• **DATA PROVIDED**
** Start **

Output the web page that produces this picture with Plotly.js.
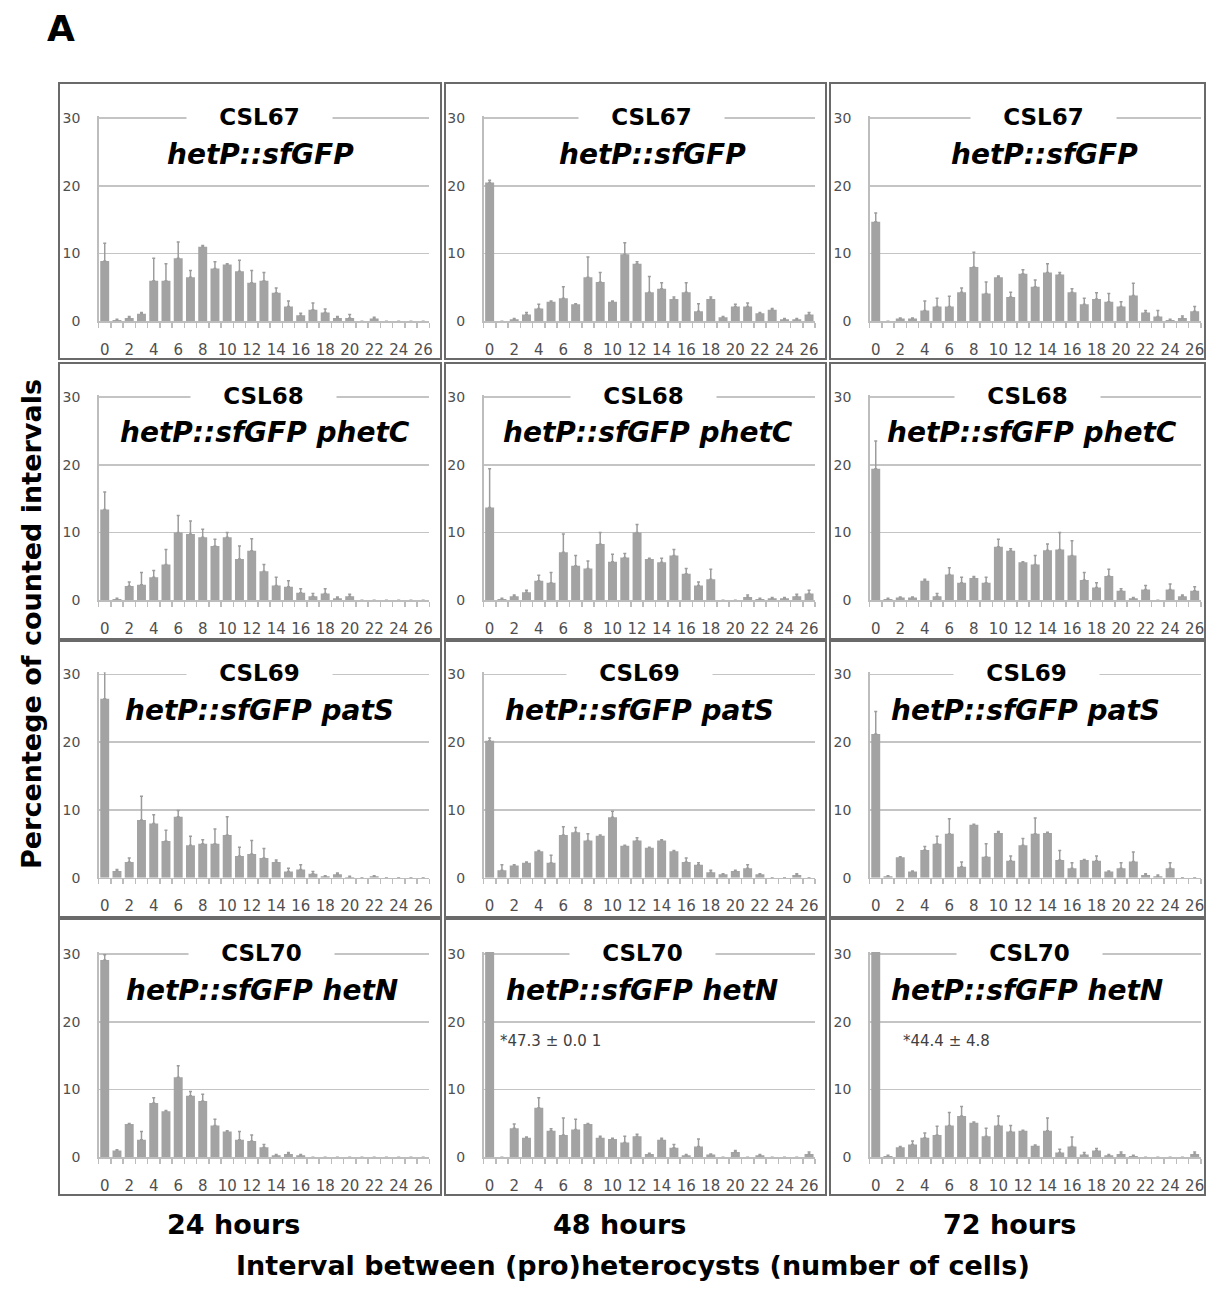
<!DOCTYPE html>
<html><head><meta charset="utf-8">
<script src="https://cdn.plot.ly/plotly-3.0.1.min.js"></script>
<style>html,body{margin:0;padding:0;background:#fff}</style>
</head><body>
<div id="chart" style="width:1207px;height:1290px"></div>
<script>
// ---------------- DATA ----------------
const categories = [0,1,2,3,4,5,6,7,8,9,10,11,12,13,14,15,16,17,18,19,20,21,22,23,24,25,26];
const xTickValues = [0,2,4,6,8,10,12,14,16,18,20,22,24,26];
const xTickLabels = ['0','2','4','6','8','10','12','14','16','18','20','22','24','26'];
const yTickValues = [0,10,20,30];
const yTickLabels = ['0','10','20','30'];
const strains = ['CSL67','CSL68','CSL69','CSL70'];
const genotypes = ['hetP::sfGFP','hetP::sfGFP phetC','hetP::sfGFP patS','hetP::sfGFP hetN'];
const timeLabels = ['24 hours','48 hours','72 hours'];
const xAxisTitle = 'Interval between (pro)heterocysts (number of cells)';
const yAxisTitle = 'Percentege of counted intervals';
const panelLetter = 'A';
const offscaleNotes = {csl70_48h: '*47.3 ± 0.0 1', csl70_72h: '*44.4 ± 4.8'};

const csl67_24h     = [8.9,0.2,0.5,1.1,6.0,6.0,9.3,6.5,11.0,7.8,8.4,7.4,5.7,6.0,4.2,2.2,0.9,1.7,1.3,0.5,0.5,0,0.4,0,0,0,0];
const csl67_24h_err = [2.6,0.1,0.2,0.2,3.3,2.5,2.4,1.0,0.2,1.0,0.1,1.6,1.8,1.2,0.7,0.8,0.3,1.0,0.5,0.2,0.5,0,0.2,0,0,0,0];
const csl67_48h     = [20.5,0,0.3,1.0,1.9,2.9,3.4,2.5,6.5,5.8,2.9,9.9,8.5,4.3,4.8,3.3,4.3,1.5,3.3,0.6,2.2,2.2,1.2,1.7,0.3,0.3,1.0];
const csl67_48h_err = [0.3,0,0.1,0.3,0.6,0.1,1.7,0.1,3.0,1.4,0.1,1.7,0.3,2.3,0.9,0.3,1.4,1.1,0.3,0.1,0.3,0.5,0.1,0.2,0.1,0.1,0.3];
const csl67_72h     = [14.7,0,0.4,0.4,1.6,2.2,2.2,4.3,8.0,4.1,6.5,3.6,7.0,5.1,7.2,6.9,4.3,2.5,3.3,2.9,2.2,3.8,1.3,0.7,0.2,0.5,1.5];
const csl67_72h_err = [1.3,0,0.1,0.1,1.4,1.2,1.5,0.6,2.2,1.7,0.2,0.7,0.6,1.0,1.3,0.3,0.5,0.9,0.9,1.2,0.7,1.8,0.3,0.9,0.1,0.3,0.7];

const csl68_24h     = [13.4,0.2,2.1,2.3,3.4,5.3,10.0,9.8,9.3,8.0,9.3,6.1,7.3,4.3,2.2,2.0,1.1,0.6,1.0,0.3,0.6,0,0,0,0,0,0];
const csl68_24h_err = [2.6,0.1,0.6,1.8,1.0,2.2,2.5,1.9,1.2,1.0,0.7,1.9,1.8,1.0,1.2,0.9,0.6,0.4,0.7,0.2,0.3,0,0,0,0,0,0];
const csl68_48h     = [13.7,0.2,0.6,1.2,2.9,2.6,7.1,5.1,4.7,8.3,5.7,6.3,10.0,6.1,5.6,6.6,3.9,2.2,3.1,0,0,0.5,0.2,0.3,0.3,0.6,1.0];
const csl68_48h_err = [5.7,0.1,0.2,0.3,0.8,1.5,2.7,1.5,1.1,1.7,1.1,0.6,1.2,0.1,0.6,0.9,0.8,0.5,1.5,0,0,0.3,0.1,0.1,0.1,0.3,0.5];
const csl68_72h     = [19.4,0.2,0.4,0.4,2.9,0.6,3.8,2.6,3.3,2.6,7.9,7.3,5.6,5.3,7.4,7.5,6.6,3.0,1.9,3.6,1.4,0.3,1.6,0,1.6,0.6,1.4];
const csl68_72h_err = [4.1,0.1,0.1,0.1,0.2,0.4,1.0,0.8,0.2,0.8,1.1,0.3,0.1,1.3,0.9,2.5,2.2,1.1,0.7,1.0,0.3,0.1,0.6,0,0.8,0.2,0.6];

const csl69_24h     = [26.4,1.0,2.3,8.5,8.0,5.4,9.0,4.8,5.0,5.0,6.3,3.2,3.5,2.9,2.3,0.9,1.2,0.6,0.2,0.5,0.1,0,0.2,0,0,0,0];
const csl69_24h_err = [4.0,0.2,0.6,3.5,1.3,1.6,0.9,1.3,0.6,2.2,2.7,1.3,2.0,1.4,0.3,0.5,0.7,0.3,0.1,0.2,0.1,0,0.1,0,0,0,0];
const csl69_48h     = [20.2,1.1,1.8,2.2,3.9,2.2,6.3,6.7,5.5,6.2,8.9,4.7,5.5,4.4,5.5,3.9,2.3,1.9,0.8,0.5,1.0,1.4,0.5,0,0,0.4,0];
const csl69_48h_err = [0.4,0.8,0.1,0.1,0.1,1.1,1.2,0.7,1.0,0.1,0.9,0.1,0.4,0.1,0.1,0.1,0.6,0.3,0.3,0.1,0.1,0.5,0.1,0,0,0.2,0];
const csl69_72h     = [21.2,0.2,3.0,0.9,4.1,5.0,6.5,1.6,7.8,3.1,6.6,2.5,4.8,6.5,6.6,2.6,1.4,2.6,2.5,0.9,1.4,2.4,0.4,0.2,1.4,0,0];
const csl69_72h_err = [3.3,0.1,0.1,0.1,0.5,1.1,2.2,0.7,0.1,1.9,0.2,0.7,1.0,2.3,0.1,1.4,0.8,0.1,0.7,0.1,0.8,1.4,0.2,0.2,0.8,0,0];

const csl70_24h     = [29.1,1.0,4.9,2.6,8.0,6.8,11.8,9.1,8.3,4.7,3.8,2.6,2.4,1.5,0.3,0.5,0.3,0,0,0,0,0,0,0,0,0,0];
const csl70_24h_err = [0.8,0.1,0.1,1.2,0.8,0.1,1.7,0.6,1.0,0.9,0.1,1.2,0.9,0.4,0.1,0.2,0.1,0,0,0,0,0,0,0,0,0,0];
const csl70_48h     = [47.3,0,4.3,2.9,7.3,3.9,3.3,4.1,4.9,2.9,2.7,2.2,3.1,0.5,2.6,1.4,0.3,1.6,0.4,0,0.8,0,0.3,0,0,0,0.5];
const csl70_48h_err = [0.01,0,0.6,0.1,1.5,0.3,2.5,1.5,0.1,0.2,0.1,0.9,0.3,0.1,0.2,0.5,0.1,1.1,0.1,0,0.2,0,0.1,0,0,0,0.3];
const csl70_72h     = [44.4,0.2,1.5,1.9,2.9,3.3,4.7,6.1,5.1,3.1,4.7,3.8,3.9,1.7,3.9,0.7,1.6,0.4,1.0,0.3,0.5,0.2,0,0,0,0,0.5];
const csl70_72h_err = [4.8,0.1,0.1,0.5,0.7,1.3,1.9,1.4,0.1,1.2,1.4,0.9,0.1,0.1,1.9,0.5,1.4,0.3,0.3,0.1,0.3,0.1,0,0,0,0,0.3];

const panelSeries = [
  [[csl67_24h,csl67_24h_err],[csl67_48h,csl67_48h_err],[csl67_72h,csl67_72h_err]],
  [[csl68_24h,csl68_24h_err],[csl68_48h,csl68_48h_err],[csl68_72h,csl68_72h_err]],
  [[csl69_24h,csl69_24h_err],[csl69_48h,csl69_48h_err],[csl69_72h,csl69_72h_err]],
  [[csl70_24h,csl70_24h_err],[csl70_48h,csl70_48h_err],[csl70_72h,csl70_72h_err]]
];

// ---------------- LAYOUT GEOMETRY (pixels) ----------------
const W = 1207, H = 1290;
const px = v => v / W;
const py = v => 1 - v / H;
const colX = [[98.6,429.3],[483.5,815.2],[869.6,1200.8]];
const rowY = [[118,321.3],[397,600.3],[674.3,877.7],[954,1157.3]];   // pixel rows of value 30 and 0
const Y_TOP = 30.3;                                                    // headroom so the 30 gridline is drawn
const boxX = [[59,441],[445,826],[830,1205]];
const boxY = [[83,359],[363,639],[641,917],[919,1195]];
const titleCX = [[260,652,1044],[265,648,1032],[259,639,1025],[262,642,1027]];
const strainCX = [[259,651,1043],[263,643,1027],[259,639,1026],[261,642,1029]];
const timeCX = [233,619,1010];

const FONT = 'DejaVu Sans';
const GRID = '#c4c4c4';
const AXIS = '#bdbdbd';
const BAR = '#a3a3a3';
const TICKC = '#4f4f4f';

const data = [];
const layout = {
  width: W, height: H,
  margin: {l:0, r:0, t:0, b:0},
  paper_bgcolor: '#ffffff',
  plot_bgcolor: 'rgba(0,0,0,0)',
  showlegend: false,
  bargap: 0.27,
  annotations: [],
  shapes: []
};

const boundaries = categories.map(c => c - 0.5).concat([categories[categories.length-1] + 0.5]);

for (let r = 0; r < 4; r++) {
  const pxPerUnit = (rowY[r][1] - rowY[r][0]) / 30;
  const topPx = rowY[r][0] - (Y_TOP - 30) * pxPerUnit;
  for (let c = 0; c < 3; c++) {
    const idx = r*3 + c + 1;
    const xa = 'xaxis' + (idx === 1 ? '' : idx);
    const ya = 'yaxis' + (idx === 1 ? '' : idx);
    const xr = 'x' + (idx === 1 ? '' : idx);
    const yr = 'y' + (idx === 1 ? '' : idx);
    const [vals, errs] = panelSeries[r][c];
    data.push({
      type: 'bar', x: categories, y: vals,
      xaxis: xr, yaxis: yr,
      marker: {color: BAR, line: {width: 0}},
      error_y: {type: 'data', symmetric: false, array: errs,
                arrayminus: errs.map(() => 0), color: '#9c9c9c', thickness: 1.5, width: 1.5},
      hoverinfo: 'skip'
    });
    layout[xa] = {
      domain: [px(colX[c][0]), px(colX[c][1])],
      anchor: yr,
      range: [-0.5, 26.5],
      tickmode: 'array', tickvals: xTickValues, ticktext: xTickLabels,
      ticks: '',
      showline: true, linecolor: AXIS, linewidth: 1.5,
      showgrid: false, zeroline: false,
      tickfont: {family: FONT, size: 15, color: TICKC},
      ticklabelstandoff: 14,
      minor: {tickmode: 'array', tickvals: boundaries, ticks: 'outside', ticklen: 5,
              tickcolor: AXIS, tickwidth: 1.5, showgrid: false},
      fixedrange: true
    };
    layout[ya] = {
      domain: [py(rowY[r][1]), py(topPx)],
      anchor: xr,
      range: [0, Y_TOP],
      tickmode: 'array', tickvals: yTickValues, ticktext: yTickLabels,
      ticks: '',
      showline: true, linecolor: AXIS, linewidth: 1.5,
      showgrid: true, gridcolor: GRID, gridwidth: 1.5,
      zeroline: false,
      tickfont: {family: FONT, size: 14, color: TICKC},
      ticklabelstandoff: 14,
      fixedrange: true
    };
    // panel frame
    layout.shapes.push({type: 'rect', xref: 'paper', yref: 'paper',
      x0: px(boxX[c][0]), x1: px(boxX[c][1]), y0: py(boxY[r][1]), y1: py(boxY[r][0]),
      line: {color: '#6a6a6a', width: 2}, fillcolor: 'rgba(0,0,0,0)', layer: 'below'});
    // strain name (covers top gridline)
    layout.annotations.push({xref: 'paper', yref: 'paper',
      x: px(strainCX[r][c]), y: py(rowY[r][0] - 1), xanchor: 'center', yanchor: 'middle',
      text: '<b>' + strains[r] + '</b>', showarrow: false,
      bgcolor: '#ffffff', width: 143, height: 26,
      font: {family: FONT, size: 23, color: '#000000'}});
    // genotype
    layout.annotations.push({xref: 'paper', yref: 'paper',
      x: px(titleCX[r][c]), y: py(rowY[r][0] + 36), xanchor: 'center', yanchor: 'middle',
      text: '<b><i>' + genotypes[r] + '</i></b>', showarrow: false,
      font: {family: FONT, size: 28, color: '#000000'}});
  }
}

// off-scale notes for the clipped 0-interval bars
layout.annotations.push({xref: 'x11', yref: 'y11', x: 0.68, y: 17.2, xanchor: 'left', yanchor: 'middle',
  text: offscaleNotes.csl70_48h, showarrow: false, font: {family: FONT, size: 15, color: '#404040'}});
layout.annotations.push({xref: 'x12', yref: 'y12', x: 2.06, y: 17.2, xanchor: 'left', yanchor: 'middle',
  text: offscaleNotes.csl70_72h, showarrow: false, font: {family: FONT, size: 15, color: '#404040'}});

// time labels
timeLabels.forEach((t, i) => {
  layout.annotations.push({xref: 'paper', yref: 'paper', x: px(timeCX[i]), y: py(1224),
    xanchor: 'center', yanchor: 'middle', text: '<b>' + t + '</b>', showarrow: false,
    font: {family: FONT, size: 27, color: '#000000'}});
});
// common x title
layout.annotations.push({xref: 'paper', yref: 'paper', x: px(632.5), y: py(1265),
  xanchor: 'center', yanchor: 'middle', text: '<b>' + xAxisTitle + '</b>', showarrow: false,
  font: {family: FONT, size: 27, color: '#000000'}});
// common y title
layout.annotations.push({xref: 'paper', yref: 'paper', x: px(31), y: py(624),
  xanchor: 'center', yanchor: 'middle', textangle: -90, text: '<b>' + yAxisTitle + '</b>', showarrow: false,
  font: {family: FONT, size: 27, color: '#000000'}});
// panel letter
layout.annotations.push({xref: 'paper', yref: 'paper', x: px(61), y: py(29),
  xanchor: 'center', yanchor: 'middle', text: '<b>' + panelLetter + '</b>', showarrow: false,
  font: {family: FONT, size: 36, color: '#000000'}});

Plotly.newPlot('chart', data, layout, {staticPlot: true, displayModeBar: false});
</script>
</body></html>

** End **

• **GIVEN PROBLEM**
Restate, line by line and word for word, everything from the top of the material through the line that contains "1', csl70_72h: '*44.4". Leave pictures out.

• **SOLUTION TO THIS TASK**
Output the web page that produces this picture with Plotly.js.
<!DOCTYPE html>
<html><head><meta charset="utf-8">
<script src="https://cdn.plot.ly/plotly-3.0.1.min.js"></script>
<style>html,body{margin:0;padding:0;background:#fff}</style>
</head><body>
<div id="chart" style="width:1207px;height:1290px"></div>
<script>
// ---------------- DATA ----------------
const categories = [0,1,2,3,4,5,6,7,8,9,10,11,12,13,14,15,16,17,18,19,20,21,22,23,24,25,26];
const xTickValues = [0,2,4,6,8,10,12,14,16,18,20,22,24,26];
const xTickLabels = ['0','2','4','6','8','10','12','14','16','18','20','22','24','26'];
const yTickValues = [0,10,20,30];
const yTickLabels = ['0','10','20','30'];
const strains = ['CSL67','CSL68','CSL69','CSL70'];
const genotypes = ['hetP::sfGFP','hetP::sfGFP phetC','hetP::sfGFP patS','hetP::sfGFP hetN'];
const timeLabels = ['24 hours','48 hours','72 hours'];
const xAxisTitle = 'Interval between (pro)heterocysts (number of cells)';
const yAxisTitle = 'Percentege of counted intervals';
const panelLetter = 'A';
const offscaleNotes = {csl70_48h: '*47.3 ± 0.0 1', csl70_72h: '*44.4 ± 4.8'};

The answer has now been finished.